The new pricing formula for output from difficult areas also comes as a huge relief. However, E&P players will have to revisit their costs as there are blocks that have both deepwater and shallow water discoveries. Averaging the price will be difficult if the same infrastructure is used. Over time, it would pave the way for a level playing field between domestic and imported gas and create a competitive gas market. However, prices of alternative fuels, to which India’s gas prices are indexed, should stay healthy for the derived gas prices to remain attractive and support new investments in the sector. According to industry experts, the new policy will increase investments in the difficult fields but prices of gas from normal fields will stay subdued, discouraging investments in that segment.
Meanwhile, it is pertinent to note that some of the difficult fields are greenfield projects and many discoveries will need approvals for capital outlays as well as some time to implement. Hence, it will take at least three years for these fields to start production. Still, the attractive pricing is a big positive going forward. The government estimates that the new pricing could help monetise about 38 field reserves valued at over $25 billion that are still to be put up for production. In the long run, when crude and gas prices harden, the effect of these investments will definitely be visible.

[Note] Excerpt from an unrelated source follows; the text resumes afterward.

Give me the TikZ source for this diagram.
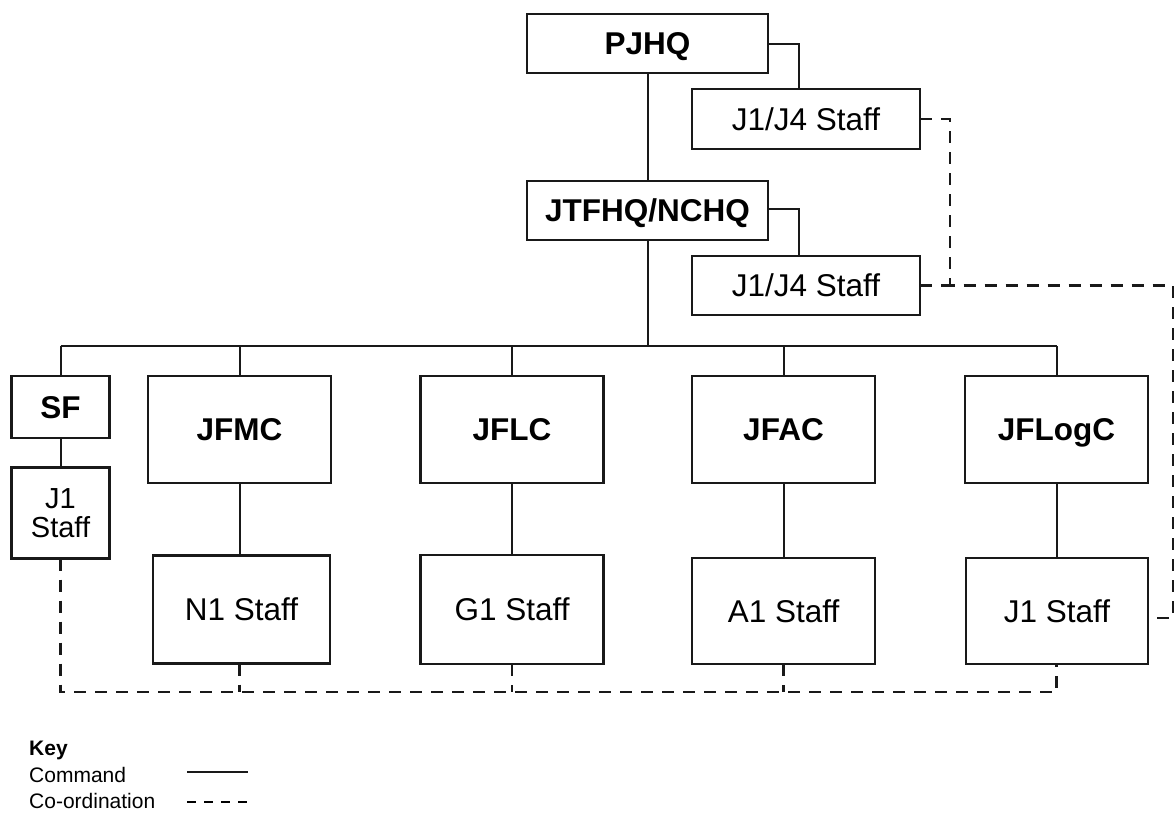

Going forward, the oil and gas sector will be significantly reshaped by these policy measures, which are likely to usher in a new era where the government will act as a facilitator rather than a sector regulator. However, there is an urgent need to address some underlying gaps and issues which may crop up in the future. These relate to environmental clearances, fiscal stability, a complex regulatory framework and a differential gas pricing mechanism.